6. Si le conflit du Proche-Orient n'a rien à faire à Durban, l'antisémitisme y a, lui,
toute sa place. On ne m'en voudra pas de rappeler ici ce qui ne devrait plus avoir besoin
d'être rappelé: inventé à la fin des années 1870 par le publiciste allemand antijuif
Wilhelm Marr, antisémitisme ne signifie point je ne sais quelle hostilité contre les
Sémites, mais la haine des seuls juifs. Dans cette acception raciale, l'antisémitisme
est donc une invention occidentale moderne - le vieil antijudaïsme chrétien, dûment
laïcisé. Introduits dans le monde arabe à la faveur du colonialisme et exacerbés par
la guerre israélo-arabe, l'antisémitisme et son frère siamois le négationnisme sont
devenus avec ces derniers troubles des armes de guerre d'un usage quotidien d'une
effrayante banalité. Il faut savoir que les propos récents du président Assad, qui ont
tellement scandalisé les Français, sont anodins comparés à ce qu'on lit, entend et
voit dans les médias arabes, dans les mosquées et les universités.

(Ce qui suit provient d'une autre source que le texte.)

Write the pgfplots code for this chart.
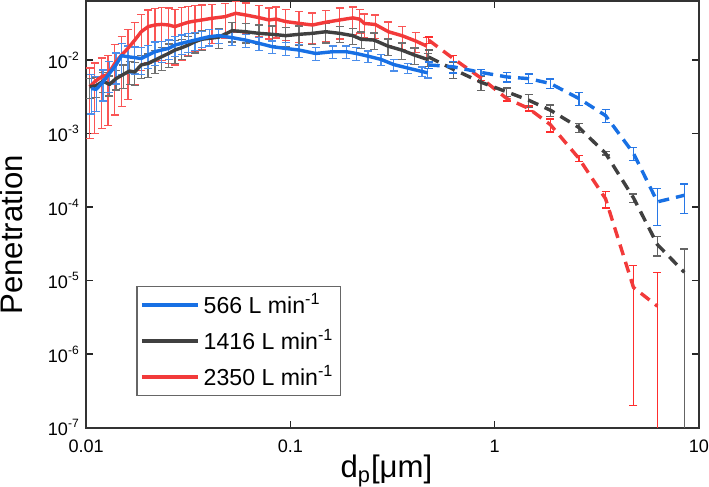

7. Le sort des Palestiniens n'est pas enviable (celui des Israéliens non plus, soit dit
en passant). Mais de la Tchétchénie à la Macédoine en passant par le Timor oriental et
le Soudan, des conflits autrement sanglants ne bénéficient guère des honneurs de la
Conférence mondiale contre ceci, cela et le reste - toutes guerres, pourtant, dont les
fleurs vénéneuses fleurissent en toute impunité internationale. La tentative de
singulariser Israël, dans cette arène internationale comme dans tant d'autres, constitue
un scandale moral.
8. La diabolisation de l'Etat d'Israël est non seulement moralement inacceptable; elle
est aussi politiquement absurde, du moins si l'on entend toujours faire la paix avec cet
Etat. En effet, on ne traite pas avec le diable, on le combat jusqu'à ce que la lumière
ait raison des ténèbres.
9. La diabolisation de l'Etat d'Israël et la mise au pilori de l'idéologie qui l'a
fondé constitueraient un véritable assaut non seulement contre cet Etat, mais contre le
peuple juif tout entier. Des juifs, je le sais, trouveront cette affirmation abusive.
Libres à eux de s'en désolidariser; mais, au-delà des pétitions de principe, je les
mets au défi de me prouver qu'elle est fausse.
10. Tout cela ne veut évidemment pas dire que la critique politique du gouvernement
d'Israël soit interdite à quiconque, juif ou non juif, et que toute critique du
gouvernement d'Israël s'apparente à l'antisémitisme. Mais, comme en 1975 à New York,
ce qui est en question vingt-six ans plus tard à Durban n'est pas telle ou telle
politique de telle ou telle équipe au pouvoir à Jérusalem, mais la légitimité même
et l'assise morale de la nation israélienne.
Pour conclure, l'objet de la Conférence de Durban est et doit rester la lutte contre le
racisme. Son détournement serait pire qu'un crime, une faute politique majeure.